A lot of insight and food for thought here, for which I thank you. We hope you'll keep coming back, Rosebud. Are you perhaps a fan of Citizen Kane?

At 9:58 AM, Anonymous Anonymous said...

I knew you'd catch that.

At 11:53 AM, Blogger Art Durkee said...

I've worked for some real headcases, too. Endearing? Not even slightly. Pitiable, perhaps, but never endearing in the sense that one wants to spend any more time with them than absolutely necessary. I've worked for one or two genuine sociopaths, too; sociopaths in the classic psychological definition. I can't be angry at them for the insane things they do, because who can be mad at a crazy person? But it doesn't endear me to them, and it doesn't every entice me towards wanting to spend any of my time with them.

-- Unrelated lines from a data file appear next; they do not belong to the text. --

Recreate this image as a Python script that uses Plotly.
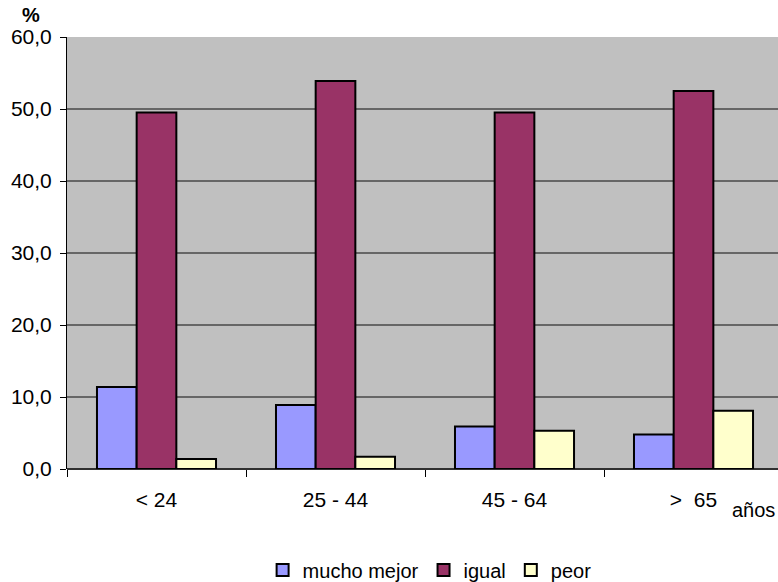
import plotly.graph_objects as go

categories = ["< 24", "25 - 44", "45 - 64", ">  65"]
mucho_mejor = [11.4, 8.9, 5.9, 4.8]
igual = [49.5, 53.9, 49.5, 52.5]
peor = [1.4, 1.7, 5.3, 8.1]

series = [
    ("mucho mejor", mucho_mejor, "#9999FF"),
    ("igual", igual, "#993366"),
    ("peor", peor, "#FFFFCC"),
]

FONT = "Liberation Sans, Arial, sans-serif"

fig = go.Figure()
for name, vals, color in series:
    fig.add_trace(go.Bar(
        name=name, x=categories, y=vals,
        marker=dict(color=color, line=dict(color="black", width=2)),
    ))

plot_w = 778 - 67
plot_h = 582 - 37 - 113

fig.update_layout(
    width=778, height=582,
    margin=dict(l=67, r=0, t=37, b=113, autoexpand=False),
    paper_bgcolor="white",
    plot_bgcolor="#C0C0C0",
    barmode="group",
    bargap=0.335,
    bargroupgap=0,
    separators=",.",
    font=dict(family=FONT, size=20, color="black"),
    showlegend=True,
    legend=dict(
        orientation="h", x=0.51, xanchor="center", y=(469 - 570) / plot_h, yanchor="middle",
        font=dict(family=FONT, size=20, color="black"),
        bgcolor="rgba(0,0,0,0)", traceorder="normal", itemwidth=30,
    ),
    xaxis=dict(
        range=[-0.5, 3.472],
        tickson="boundaries",
        ticks="outside", ticklen=7, tickcolor="black", tickwidth=1,
        showline=False, showgrid=False, automargin=False,
        tickfont=dict(family=FONT, size=21, color="black"),
        ticklabelstandoff=16,
    ),
    yaxis=dict(
        range=[0, 60], dtick=10, tickformat=".1f",
        ticks="outside", ticklen=6, tickcolor="black", automargin=False,
        showline=True, linecolor="black", linewidth=1,
        showgrid=True, gridcolor="#666666", gridwidth=1.5,
        zeroline=True, zerolinecolor="#303030", zerolinewidth=2,
        tickfont=dict(family=FONT, size=21, color="black"),
        ticklabelstandoff=4,
    ),
    annotations=[
        dict(text="<b>%</b>", xref="paper", yref="paper",
             x=(31 - 67) / plot_w, y=(469 - 15) / plot_h,
             xanchor="center", yanchor="middle", showarrow=False,
             font=dict(family=FONT, size=20, color="black")),
        dict(text="años", xref="paper", yref="paper",
             x=(777 - 67) / plot_w, y=(469 - 510) / plot_h,
             xanchor="right", yanchor="middle", showarrow=False,
             font=dict(family=FONT, size=20, color="black")),
    ],
)

fig.write_html(
    "out.html",
    config={"displayModeBar": False},
    post_script="document.body.style.margin='0';document.body.style.overflow='hidden';",
)
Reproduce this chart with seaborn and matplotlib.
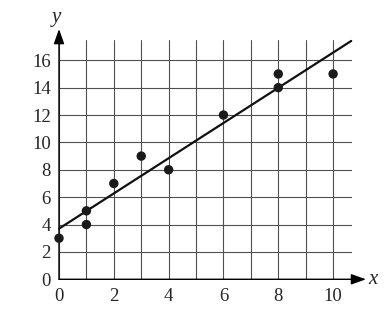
import matplotlib
matplotlib.use("Agg")
import matplotlib.pyplot as plt
import seaborn as sns
import pandas as pd

# data
x_vals = [0, 1, 1, 2, 3, 4, 6, 8, 8, 10]
y_vals = [3, 4, 5, 7, 9, 8, 12, 14, 15, 15]
line_x = [0, 10.66]
line_y = [3.7, 17.41]
x_ticks = list(range(0, 11))
x_tick_labels = [str(v) if v % 2 == 0 else "" for v in x_ticks]
y_ticks = list(range(0, 17, 2))
y_tick_labels = [str(v) for v in y_ticks]

sns.set_style("white")
plt.rcParams["font.family"] = ["Liberation Serif", "DejaVu Serif"]

fig = plt.figure(figsize=(3.88, 3.09), dpi=100)
ax = fig.add_axes([59 / 388, 29.7 / 309, 293.3 / 388, 239.3 / 309])

df = pd.DataFrame({"x": x_vals, "y": y_vals})
ax.set_xlim(0, 10.7)
ax.set_ylim(0, 17.48)

ax.set_xticks(x_ticks)
ax.set_xticklabels(x_tick_labels, fontsize=13.5)
ax.set_yticks(y_ticks)
ax.set_yticklabels(y_tick_labels, fontsize=13.5)
ax.tick_params(axis="both", length=4, width=0.8, color="#444444", direction="out", pad=2)
ax.grid(True, color="#505050", linewidth=0.8)
ax.set_axisbelow(True)
for s in ax.spines.values():
    s.set_visible(False)

# axes with arrows
ax.annotate("", xy=(11.2, 0), xytext=(0, 0), xycoords="data",
            arrowprops=dict(arrowstyle="-|>,head_length=0.9,head_width=0.32", color="black", lw=1.0,
                            shrinkA=0, shrinkB=0), annotation_clip=False)
ax.annotate("", xy=(0, 18.28), xytext=(0, 0), xycoords="data",
            arrowprops=dict(arrowstyle="-|>,head_length=0.9,head_width=0.32", color="black", lw=1.0,
                            shrinkA=0, shrinkB=0), annotation_clip=False)
ax.text(11.27, 0, "x", fontsize=15, fontstyle="italic", ha="left", va="center", clip_on=False)
ax.text(-0.08, 18.45, "y", fontsize=15, fontstyle="italic", ha="center", va="bottom", clip_on=False)

ax.plot(line_x, line_y, color="#111111", lw=1.6, clip_on=False, zorder=3)
sns.scatterplot(data=df, x="x", y="y", ax=ax, s=46, color="#1a1a1a", edgecolor="none",
                zorder=4, clip_on=False)
ax.set_xlabel("")
ax.set_ylabel("")

fig.savefig("out.png", dpi=100)
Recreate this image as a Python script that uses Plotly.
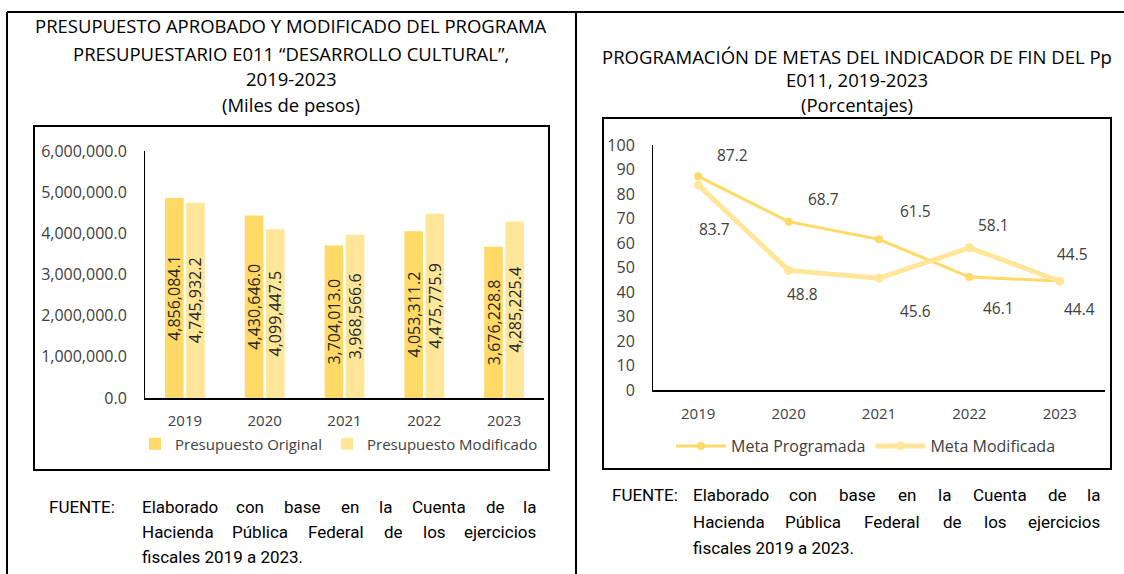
import plotly.graph_objects as go

# ---------------- data ----------------
years = ["2019", "2020", "2021", "2022", "2023"]
presupuesto_original = [4856084.1, 4430646.0, 3704013.0, 4053311.2, 3676228.8]
presupuesto_modificado = [4745932.2, 4099447.5, 3968566.6, 4475775.9, 4285225.4]
meta_programada = [87.2, 68.7, 61.5, 46.1, 44.5]
meta_modificada = [83.7, 48.8, 45.6, 58.1, 44.4]
y1_ticks = [0, 1000000, 2000000, 3000000, 4000000, 5000000, 6000000]
y2_ticks = [0, 10, 20, 30, 40, 50, 60, 70, 80, 90, 100]

title_left = ["PRESUPUESTO APROBADO Y MODIFICADO DEL PROGRAMA",
              "PRESUPUESTARIO E011 \u201cDESARROLLO CULTURAL\u201d,",
              "2019-2023", "(Miles de pesos)"]
title_right = ["PROGRAMACI\u00d3N DE METAS DEL INDICADOR DE FIN DEL Pp",
               "E011, 2019-2023", "(Porcentajes)"]
fuente_lines = ["Elaborado con base en la Cuenta de la",
                "Hacienda P\u00fablica Federal de los ejercicios",
                "fiscales 2019 a 2023."]

# label offsets (pixels) for the line chart data labels (layout only)
prog_off = [(34, 21), (35, 23), (36, 28), (29, -31), (13, 27)]
mod_off = [(16, -44), (14, -24), (36, -33), (24, 23), (20, -28)]

W, H = 1124, 574
FONT = "'Open Sans', Lato, sans-serif"
NOTE_FONT = "Roboto, 'Open Sans', sans-serif"
C_ORIG = "#FFD966"
C_MOD = "#FFE699"
TXT = "#404040"


def X(px):
    return px / W


def Y(py):
    return 1 - py / H


fig = go.Figure()

for vals, nm, col in [(presupuesto_original, "Presupuesto Original", C_ORIG),
                      (presupuesto_modificado, "Presupuesto Modificado", C_MOD)]:
    fig.add_trace(go.Bar(
        x=years, y=vals, name=nm,
        marker=dict(color=col, line=dict(width=0)),
        texttemplate="%{y:,.1f}", textposition="inside", insidetextanchor="middle",
        textangle=-90, constraintext="none",
        textfont=dict(family=FONT, size=16, color="#262626"),
        xaxis="x", yaxis="y", legend="legend", hoverinfo="skip"))

fig.add_trace(go.Scatter(
    x=years, y=meta_programada, name="Meta Programada", mode="lines+markers",
    line=dict(color=C_ORIG, width=3), marker=dict(size=8, color=C_ORIG),
    xaxis="x2", yaxis="y2", legend="legend2", hoverinfo="skip"))
fig.add_trace(go.Scatter(
    x=years, y=meta_modificada, name="Meta Modificada", mode="lines+markers",
    line=dict(color=C_MOD, width=5), marker=dict(size=9, color=C_MOD),
    xaxis="x2", yaxis="y2", legend="legend2", hoverinfo="skip"))

annotations = []
for series, offs in [(meta_programada, prog_off), (meta_modificada, mod_off)]:
    for i, (v, (dx, dy)) in enumerate(zip(series, offs)):
        annotations.append(dict(x=i, y=v, xref="x2", yref="y2", text=f"{v:.1f}",
                                showarrow=False, xshift=dx, yshift=dy,
                                font=dict(family=FONT, size=15.5, color=TXT)))

# titles
for t, py in zip(title_left, [26, 53, 79, 104]):
    annotations.append(dict(x=X(291), y=Y(py), xref="paper", yref="paper",
                            text=t, showarrow=False, xanchor="center", yanchor="middle",
                            font=dict(family=FONT, size=18.5, color="#000")))
for t, py in zip(title_right, [57, 80, 104]):
    annotations.append(dict(x=X(857), y=Y(py), xref="paper", yref="paper",
                            text=t, showarrow=False, xanchor="center", yanchor="middle",
                            font=dict(family=FONT, size=18.5, color="#000")))

# approximate Roboto advance widths (em) for justified footnote text
RW = {"a": .543, "b": .561, "c": .523, "d": .563, "e": .530, "f": .347, "g": .561,
      "h": .551, "i": .243, "j": .239, "k": .507, "l": .243, "m": .876, "n": .552,
      "o": .570, "p": .561, "r": .338, "s": .516, "t": .327, "u": .551, "\u00fa": .551,
      "C": .652, "E": .568, "F": .553, "H": .713, "P": .631, ".": .263, " ": .248}

FS_NOTE = 17


def add_justified(line, x0, x1, py, justify, fs=FS_NOTE):
    words = line.split(" ")
    if not justify:
        annotations.append(dict(x=X(x0), y=Y(py), xref="paper", yref="paper", text=line,
                                showarrow=False, xanchor="left", yanchor="middle",
                                font=dict(family=NOTE_FONT, size=fs, color="#000")))
        return
    widths = [sum(RW.get(c, .56) * fs for c in w) for w in words]
    gap = ((x1 - x0) - sum(widths)) / (len(words) - 1)
    cur = x0
    for k, (w, wd) in enumerate(zip(words, widths)):
        if k == 0:
            xa, xp = "left", x0
        elif k == len(words) - 1:
            xa, xp = "right", x1
        else:
            xa, xp = "center", cur + wd / 2
        annotations.append(dict(x=X(xp), y=Y(py), xref="paper", yref="paper", text=w,
                                showarrow=False, xanchor=xa, yanchor="middle",
                                font=dict(family=NOTE_FONT, size=fs, color="#000")))
        cur += wd + gap


annotations.append(dict(x=X(47), y=Y(507), xref="paper", yref="paper", text="FUENTE:",
                        showarrow=False, xanchor="left", yanchor="middle",
                        font=dict(family=NOTE_FONT, size=FS_NOTE, color="#000")))
for i, (ln, py) in enumerate(zip(fuente_lines, [507, 532, 557])):
    add_justified(ln, 140, 538, py, i < 2)
annotations.append(dict(x=X(610), y=Y(495), xref="paper", yref="paper", text="FUENTE:",
                        showarrow=False, xanchor="left", yanchor="middle",
                        font=dict(family=NOTE_FONT, size=FS_NOTE, color="#000")))
for i, (ln, py) in enumerate(zip(fuente_lines, [495, 522, 548])):
    add_justified(ln, 691, 1102, py, i < 2)

# frame lines and chart boxes
shapes = [
    dict(type="line", xref="paper", yref="paper", x0=X(7), x1=1, y0=Y(12), y1=Y(12),
         line=dict(color="#000", width=2)),
    dict(type="line", xref="paper", yref="paper", x0=X(7), x1=X(7), y0=Y(12), y1=0,
         line=dict(color="#000", width=2)),
    dict(type="line", xref="paper", yref="paper", x0=X(576), x1=X(576), y0=Y(12), y1=0,
         line=dict(color="#000", width=2)),
    dict(type="rect", xref="paper", yref="paper", x0=X(34), x1=X(549), y0=Y(470), y1=Y(126),
         line=dict(color="#000", width=2), layer="below"),
    dict(type="rect", xref="paper", yref="paper", x0=X(603), x1=X(1111), y0=Y(469), y1=Y(118),
         line=dict(color="#000", width=2), layer="below"),
]

axis_font = dict(family=FONT, size=16, color=TXT)
xtick_font = dict(family=FONT, size=15, color=TXT)

fig.update_layout(
    width=W, height=H, margin=dict(l=0, r=0, t=0, b=0, autoexpand=False),
    paper_bgcolor="white", plot_bgcolor="rgba(0,0,0,0)",
    barmode="group", bargap=0.47, bargroupgap=0.12,
    showlegend=True,
    xaxis=dict(domain=[X(145), X(544)], type="category", range=[-0.5, 4.5],
               showgrid=False, showline=True, linecolor="#000", linewidth=2, ticks="",
               tickfont=xtick_font, anchor="y", ticklabelstandoff=8, automargin=False),
    yaxis=dict(domain=[Y(398), Y(151)], range=[0, 6000000], tickvals=y1_ticks,
               tickformat=",.1f", showgrid=False, zeroline=False,
               showline=True, linecolor="#000", linewidth=1, ticks="",
               tickfont=axis_font, anchor="x", ticklabelstandoff=14, automargin=False),
    xaxis2=dict(domain=[X(653), X(1105)], type="category", range=[-0.5, 4.5],
                showgrid=False, showline=True, linecolor="#000", linewidth=2, ticks="",
                tickfont=xtick_font, anchor="y2", ticklabelstandoff=9, automargin=False),
    yaxis2=dict(domain=[Y(390), Y(145)], range=[0, 100], tickvals=y2_ticks,
                showgrid=False, zeroline=False,
                showline=True, linecolor="#000", linewidth=1, ticks="",
                tickfont=axis_font, anchor="x2", ticklabelstandoff=14, automargin=False),
    legend=dict(orientation="h", x=X(339), y=Y(444), xanchor="center", yanchor="middle",
                font=dict(family=FONT, size=15, color=TXT), bgcolor="rgba(0,0,0,0)",
                itemwidth=30, tracegroupgap=0),
    legend2=dict(orientation="h", x=X(866), y=Y(446), xanchor="center", yanchor="middle",
                 font=dict(family=FONT, size=16, color=TXT), bgcolor="rgba(0,0,0,0)",
                 itemwidth=50),
    annotations=annotations, shapes=shapes,
)

fig.write_html("out.html", config={"displayModeBar": False},
               post_script="document.body.style.margin='0';document.body.style.overflow='hidden';")
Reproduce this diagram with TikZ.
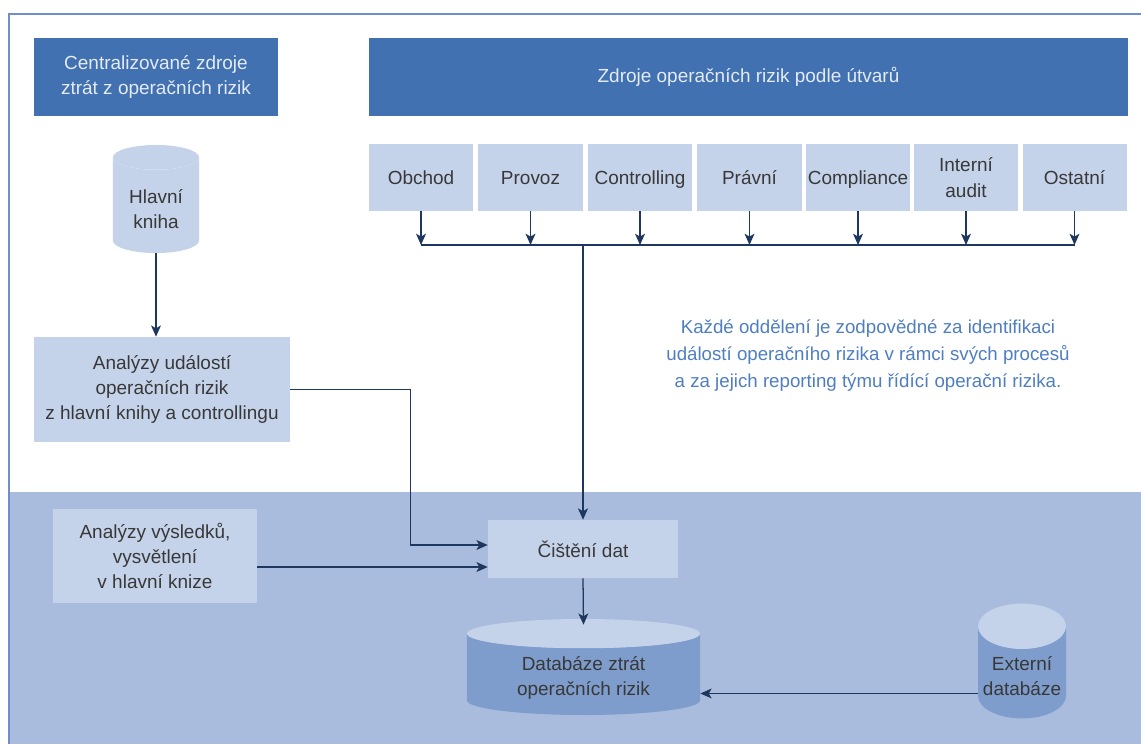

Somehow, it's hard to believe that someone with genuine sympathy for others, genuine compassion, would present himself in this way. (Asking for a personal assistant, presenting a portrait that portrays a denizen of the leisure class.) Unless it's completely an act, and the the whole thing is a put-on. People who are genuinely self-aware, in my long experience, don't portray themselves in this way, and don't act in these ways. People who are genuinely other-directed also do not often make the best managers, because they can be TOO soft-hearted; as opposed to those who are too hard-hearted in management.

if this guy is rehearsing his life, he could indeed become a good manager. But I wouldn't expect much compassion to develop for those not as fortunate as himself, or outside his inner circle. That would be genuinely surprising.

At 4:01 PM, Blogger John Ettorre said...

The sad part is he's just a college kid, which is a stage of life when you should be able to make mistakes and learn from them, in private. College ought to be all about educabable moments, and those are best accomplished outside the glare of publicity.